The making of the zama zama series: the etching process using copper sulphate and salt solution: Reclaiming Crown Mines II

The process of making these six etchings felt analogous to mining for images. The stages required re-drawing and etching the plates over several weeks, as the original images lifted through the corrosion of the mixture. It was painstaking, frustrating, and extremely disappointing, as I had to really ‘mine' for the image to reappear after losing them in the etching process. I persisted over many weeks. During that period, I was listening to and reading the news about the “smoking” and starving the Stillfontein miners out of the shafts to the surface, so they could be arrested for “justice to be served” for illegal mining.

Burned hillside with trees and scattered debris.

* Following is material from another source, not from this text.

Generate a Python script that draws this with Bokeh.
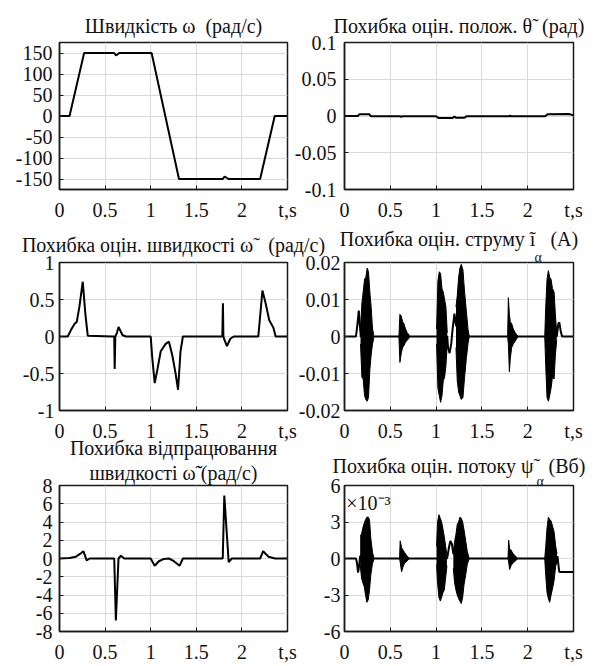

My photograph of Crown Mines

A sketch of a landscape with sparse trees, rocky terrain, and hills in the background.

State proof of Reclaiming Crown Mines II

Close-up of a wall with peeling paint, rust, and mold, with a paintbrush resting against it.
Painted metal object resting on black plastic cover with a paintbrush nearby and a tray with red paint splatters.

The reaction of the copper sulphate solution when poured over the aluminium plate

A black and white landscape drawing on paper, depicting trees and a reflective body of water.

State 1 of Reclaiming Crown Mines II

A black and white sketch of a natural outdoor landscape with trees, rocks, and uneven terrain.

State 3 of Reclaiming Crown Mines II

Afterword:

After the fire, in a box of my late mother’s papers, I uncovered a story by my grandfather Richard Feldman, called “Carbide Ash”, written in the 1930, about the exploitation of the miners. The cycle of recovery has been uncanny in its repetition.